МЕМОРИАЛЬНАЯ РЕЧЬ [А]

Позвольте мне начать свое обращение с признания. Я делаю его с печалью и отвращением к самой себе; но в присутствии великой жертвы мы учимся смирению, и если мои товарищи могли отдать свои жизни за свою веру, что ж, позвольте мне отдать свою гордость. И все же я не отдала бы ее, ибо личное высказывание имеет ничтожное значение, если бы я не думала, что в это конкретное время это подбодрит тех наших сторонников, которых недавний всплеск дикости мог обескуражить, и, возможно, приведет некоторых, кто стоит там, где я когда-то стояла, сделать то, что я сделала позже.

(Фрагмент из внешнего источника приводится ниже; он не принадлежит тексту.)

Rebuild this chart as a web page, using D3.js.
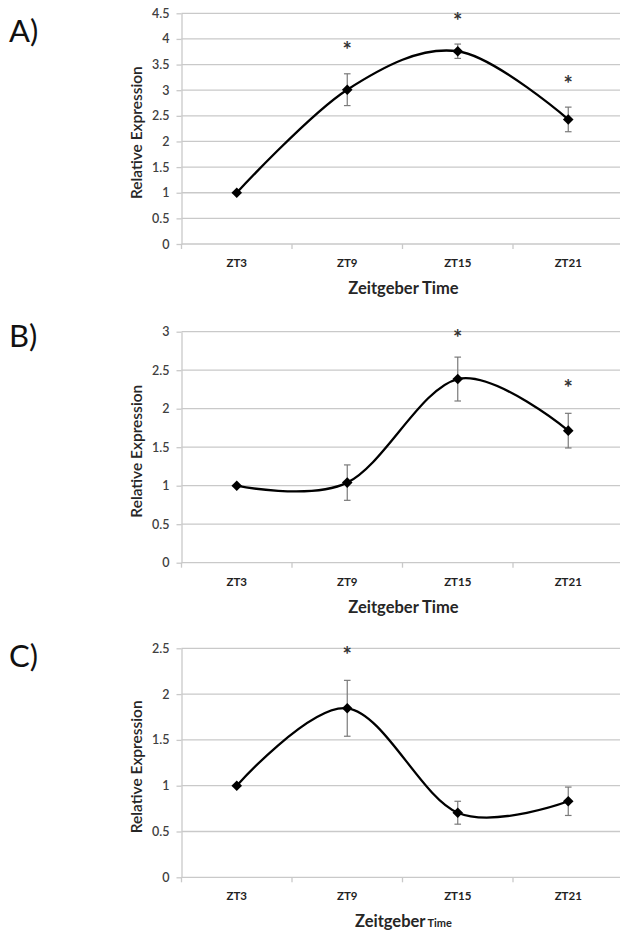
<!DOCTYPE html>
<html><head><meta charset="utf-8">
<script src="https://cdn.jsdelivr.net/npm/d3@7"></script>
<style>body{margin:0;background:#fff} svg{display:block}</style>
</head><body>
<svg id="chart" width="620" height="931"></svg>
<script>
// ---- data ----
const categories = ["ZT3", "ZT9", "ZT15", "ZT21"];
const panelLabels = ["A)", "B)", "C)"];
const yTitle = "Relative Expression";
const xTitle = "Zeitgeber Time";

const valuesA = [1.00, 3.01, 3.76, 2.43];
const errorsA = [0, 0.31, 0.14, 0.24];
const starsA = [null, 3.82, 4.39, 3.16];
const yTicksA = [0, 0.5, 1, 1.5, 2, 2.5, 3, 3.5, 4, 4.5];

const valuesB = [1.00, 1.04, 2.385, 1.715];
const errorsB = [0, 0.23, 0.285, 0.225];
const starsB = [null, null, 2.95, 2.30];
const yTicksB = [0, 0.5, 1, 1.5, 2, 2.5, 3];

const valuesC = [1.00, 1.845, 0.705, 0.83];
const errorsC = [0, 0.305, 0.125, 0.155];
const starsC = [null, 2.45, null, null];
const yTicksC = [0, 0.5, 1, 1.5, 2, 2.5];

// ---- layout ----
const svg = d3.select("#chart");
svg.append("rect").attr("width", 620).attr("height", 931).attr("fill", "#fff");
const FONT = "Lato, 'Open Sans', sans-serif";
const plotLeft = 181.5, plotRight = 623.5;
const panels = [
  {values: valuesA, errors: errorsA, stars: starsA, ticks: yTicksA, top: 13.3, bottom: 244, labelY: 42, split: false},
  {values: valuesB, errors: errorsB, stars: starsB, ticks: yTicksB, top: 331.7, bottom: 562.7, labelY: 346.7, split: false},
  {values: valuesC, errors: errorsC, stars: starsC, ticks: yTicksC, top: 648.3, bottom: 877.3, labelY: 666.7, split: true}
];
const x = d3.scaleBand().domain(categories).range([plotLeft, plotRight]).padding(0);
const gridColor = "#c9c9c9";

panels.forEach((p, i) => {
  const g = svg.append("g");
  const y = d3.scaleLinear().domain([0, d3.max(p.ticks)]).range([p.bottom, p.top]);

  // gridlines
  g.append("g").selectAll("line").data(p.ticks).join("line")
    .attr("x1", plotLeft).attr("x2", 620)
    .attr("y1", d => y(d)).attr("y2", d => y(d))
    .attr("stroke", gridColor).attr("stroke-width", 1.3);

  // y axis
  const ya = g.append("g").attr("transform", `translate(${plotLeft},0)`)
    .call(d3.axisLeft(y).tickValues(p.ticks).tickSizeInner(5).tickSizeOuter(0)
      .tickPadding(7).tickFormat(d3.format("~g")));
  ya.select(".domain").attr("stroke", gridColor).attr("stroke-width", 1.3);
  ya.selectAll(".tick line").attr("stroke", gridColor).attr("stroke-width", 1.3);
  ya.selectAll(".tick text").attr("font-family", FONT).attr("font-size", 12.5)
    .attr("fill", "#404040").attr("font-weight", 600);

  // x axis: ticks between categories
  const edges = categories.map(c => x(c)).concat([x(categories[categories.length - 1]) + x.bandwidth()]);
  g.append("g").selectAll("line").data(edges).join("line")
    .attr("x1", d => d).attr("x2", d => d)
    .attr("y1", p.bottom).attr("y2", p.bottom + 5)
    .attr("stroke", gridColor).attr("stroke-width", 1.3);
  const xa = g.append("g").attr("transform", `translate(0,${p.bottom})`)
    .call(d3.axisBottom(x).tickSize(0).tickPadding(15));
  xa.select(".domain").remove();
  xa.selectAll(".tick text").attr("font-family", FONT).attr("font-size", 11.5)
    .attr("font-weight", 700).attr("fill", "#222");

  // axis titles
  g.append("text")
    .attr("transform", `translate(142,${(p.top + p.bottom) / 2 + 4}) rotate(-90)`)
    .attr("text-anchor", "middle").attr("font-family", FONT).attr("font-size", 15.5)
    .attr("font-weight", 600).attr("fill", "#262626").text(yTitle);
  const xt = g.append("text").attr("x", (plotLeft + plotRight) / 2 + 1).attr("y", p.bottom + 50)
    .attr("text-anchor", "middle").attr("font-family", FONT).attr("font-weight", 700)
    .attr("fill", "#262626");
  if (p.split) {
    const parts = xTitle.split(" ");
    xt.append("tspan").attr("font-size", 16.5).text(parts[0]);
    xt.append("tspan").attr("font-size", 11).attr("dx", 2).text(parts[1]);
  } else {
    xt.attr("font-size", 16.5).text(xTitle);
  }

  // panel label
  svg.append("text").attr("x", 9).attr("y", p.labelY).attr("font-family", FONT)
    .attr("font-size", 31).attr("fill", "#111").text(panelLabels[i]);

  const pts = categories.map((c, k) => ({c, v: p.values[k], e: p.errors[k], s: p.stars[k]}));
  const cx = d => x(d.c) + x.bandwidth() / 2;

  // error bars
  const eb = g.append("g").attr("stroke", "#7a7a7a").attr("stroke-width", 1.2);
  pts.filter(d => d.e > 0).forEach(d => {
    eb.append("line").attr("x1", cx(d)).attr("x2", cx(d)).attr("y1", y(d.v - d.e)).attr("y2", y(d.v + d.e));
    eb.append("line").attr("x1", cx(d) - 3.3).attr("x2", cx(d) + 3.3).attr("y1", y(d.v - d.e)).attr("y2", y(d.v - d.e));
    eb.append("line").attr("x1", cx(d) - 3.3).attr("x2", cx(d) + 3.3).attr("y1", y(d.v + d.e)).attr("y2", y(d.v + d.e));
  });

  // smoothed line
  const line = d3.line().x(cx).y(d => y(d.v)).curve(d3.curveCardinal.tension(0));
  g.append("path").datum(pts).attr("d", line).attr("fill", "none")
    .attr("stroke", "#000").attr("stroke-width", 2.3);

  // diamond markers
  g.append("g").selectAll("path").data(pts).join("path")
    .attr("d", d3.symbol(d3.symbolSquare, 56)())
    .attr("transform", d => `translate(${cx(d)},${y(d.v)}) rotate(45)`)
    .attr("fill", "#000");

  // significance stars
  g.append("g").selectAll("text").data(pts.filter(d => d.s != null)).join("text")
    .attr("x", d => cx(d)).attr("y", d => y(d.s) + 10)
    .attr("text-anchor", "middle").attr("font-family", FONT).attr("font-size", 22)
    .attr("font-weight", 700).attr("fill", "#333").text("*");
});
</script>
</body></html>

Это мое признание: пятнадцать лет назад, в мае, когда эхо бомбы Хеймаркета прокатилось по маленькой мичиганской деревне, где я тогда жила, я, как и остальные доверчивые и жестокие, прочитала один лживый газетный заголовок: «Анархисты бросили бомбу в толпу на Хеймаркете в Чикаго» — и немедленно закричала: «Их надо повесить». — Это при том, что я никогда не верила в смертную казнь для обычных преступников. За этот невежественный, возмутительный, кровожадный приговор я никогда не прощу себя, хотя знаю, что мертвые простили бы меня, хотя знаю, что те, кто любил их, прощают меня. Но мой собственный голос, как он звучал в ту ночь, будет звучать так в моих ушах, пока я не умру, — горький упрек и стыд. Что я сделала? Поверила первому дикому слуху о событии, о котором ничего не знала, и в своем уме отправила людей на виселицу, не спросив ни слова защиты! В один дикий, неуравновешенный момент выбросила симпатии всей жизни и стала палачом в душе. И то, что я сделала в ту ночь, сделали миллионы, и то, что я сказала, сказали миллионы. У меня есть только одно слово оправдания для себя и всех этих людей — невежество. Я не знала, что такое анархизм. Я никогда не видела его использования, кроме как в историях, и там он всегда был синонимом социального хаоса и убийства. Я верила газетам. Я думала, что эти люди бросили ту бомбу, неспровоцированно, в массу мужчин и женщин, из злого наслаждения убивать. И так думали все те миллионы других. Но из тех миллионов было несколько тысяч — я рада, что была одной из них, — которые не позволили делу остановиться на этом.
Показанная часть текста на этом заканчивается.